Ecological imaginations and chemical affinities are at the core of Becoming Fossil, where Petra Kuppers, Kym McDaniel and their collaborators invite us to journey through the strata of Deep Time. Bodies are the ambient of prehistoric subterranean transcorporeality and interstellar effect. The movement is simultaneously in differing bodies, the elements of the paleo-abode and the viewers'/listeners' minds. Threaded onto the here-and-now only by Petra's voice, we experience "stories of embodied indebtedness, where past and future bodies swim through our own." (Neimanis 2017, 4). 

 

In Your Wounds Bleed Me, Priiya Prethora takes us in a posthuman becoming on a walk along the moist grounds of the mountain ranges of the Himalayas and the Alps. Connecting homes across the nomadic landscapes of borrowed belonging, in this tactile and sonic diary, they sing their mourning for glaciers. Tracing wounded paths, they hum to the ancient frozen imprints disappearing into the memory of algal blooms sprouting in the warm seas.

 

Waiting With The Waters by Vicky Maier and Steef Kersbergen affront solastalgia –a place-based anguish, the homesickness we feel in rather than for our home.
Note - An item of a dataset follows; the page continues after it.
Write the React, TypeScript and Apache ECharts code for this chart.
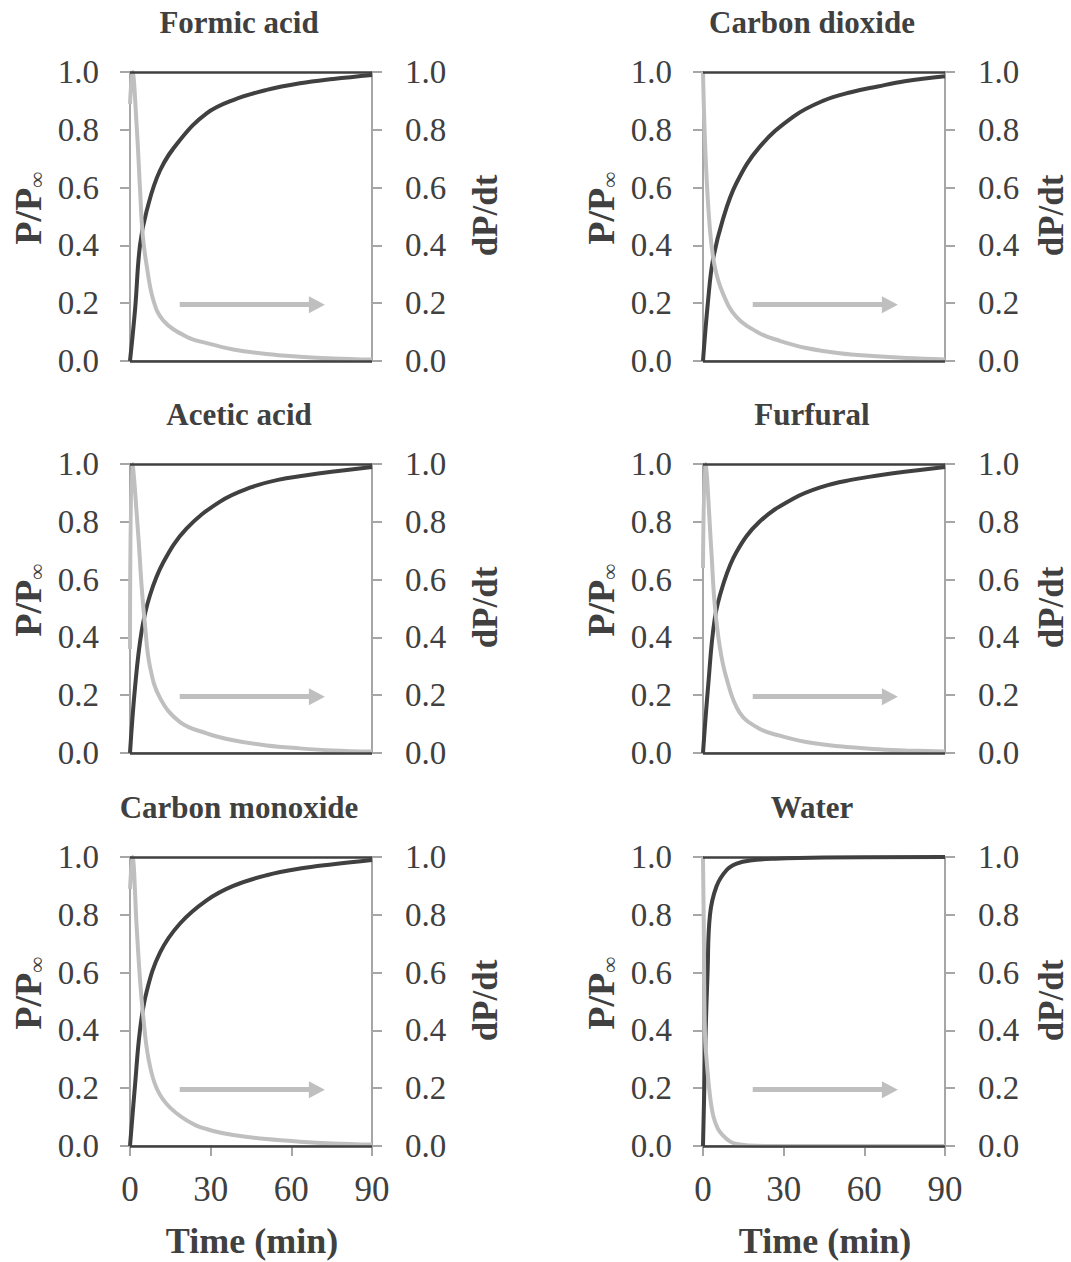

By dissecting the generational narrative characterised by denial, they share tales told to a child in the most human-altered habitats on the planet. They plunge into the gaps of a map that condenses around a territory claimed back by the sea it once was extracted from. They respond with a psychogeographic approach to grounds doomed to drown, their subaqueous orientations turning into a dance with the white flag of surrender.

 

All of them are with, in and of the lands and show the dances we dance and songs we sing while we lose the ground under our feet and turn our back to the wave coming in.